— Begin —

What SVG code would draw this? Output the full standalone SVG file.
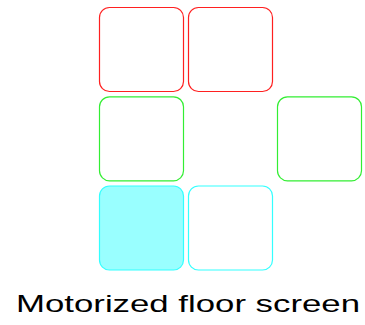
<svg xmlns="http://www.w3.org/2000/svg" width="365" height="325" viewBox="0 0 365 325">
<style>
.b{stroke-width:1.2;rx:10;ry:10}
.r{fill:#fff;stroke:#ff2020}
.g{fill:#fff;stroke:#33ee33}
.c{fill:#fff;stroke:#33ffff}
.cf{fill:#99ffff;stroke:#33ffff}
text{font-family:"Liberation Sans",Arial,sans-serif;font-size:24.5px;fill:#000}
</style>
<rect width="365" height="325" fill="#fff"/>
<g id="n1"><rect class="b r" x="99.5" y="7.5" width="84" height="84"/></g>
<g id="n2"><rect class="b r" x="188.5" y="7.5" width="84" height="84"/></g>
<g id="n3"><rect class="b g" x="99.5" y="96.8" width="84" height="84"/></g>
<g id="n4"><rect class="b g" x="277.5" y="96.8" width="84" height="84"/></g>
<g id="n5"><rect class="b cf" x="99.5" y="186" width="84" height="84"/></g>
<g id="n6"><rect class="b c" x="188.5" y="186" width="84" height="84"/></g>
<g id="connectors"></g>
<text x="16" y="312" textLength="344" lengthAdjust="spacingAndGlyphs">Motorized floor screen</text>
</svg>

— End —

Make an exact copy of the data above, pictures excluded.

What SVG code would draw this? Output the full standalone SVG file.
<svg xmlns="http://www.w3.org/2000/svg" width="365" height="325" viewBox="0 0 365 325">
<style>
.b{stroke-width:1.2;rx:10;ry:10}
.r{fill:#fff;stroke:#ff2020}
.g{fill:#fff;stroke:#33ee33}
.c{fill:#fff;stroke:#33ffff}
.cf{fill:#99ffff;stroke:#33ffff}
text{font-family:"Liberation Sans",Arial,sans-serif;font-size:24.5px;fill:#000}
</style>
<rect width="365" height="325" fill="#fff"/>
<g id="n1"><rect class="b r" x="99.5" y="7.5" width="84" height="84"/></g>
<g id="n2"><rect class="b r" x="188.5" y="7.5" width="84" height="84"/></g>
<g id="n3"><rect class="b g" x="99.5" y="96.8" width="84" height="84"/></g>
<g id="n4"><rect class="b g" x="277.5" y="96.8" width="84" height="84"/></g>
<g id="n5"><rect class="b cf" x="99.5" y="186" width="84" height="84"/></g>
<g id="n6"><rect class="b c" x="188.5" y="186" width="84" height="84"/></g>
<g id="connectors"></g>
<text x="16" y="312" textLength="344" lengthAdjust="spacingAndGlyphs">Motorized floor screen</text>
</svg>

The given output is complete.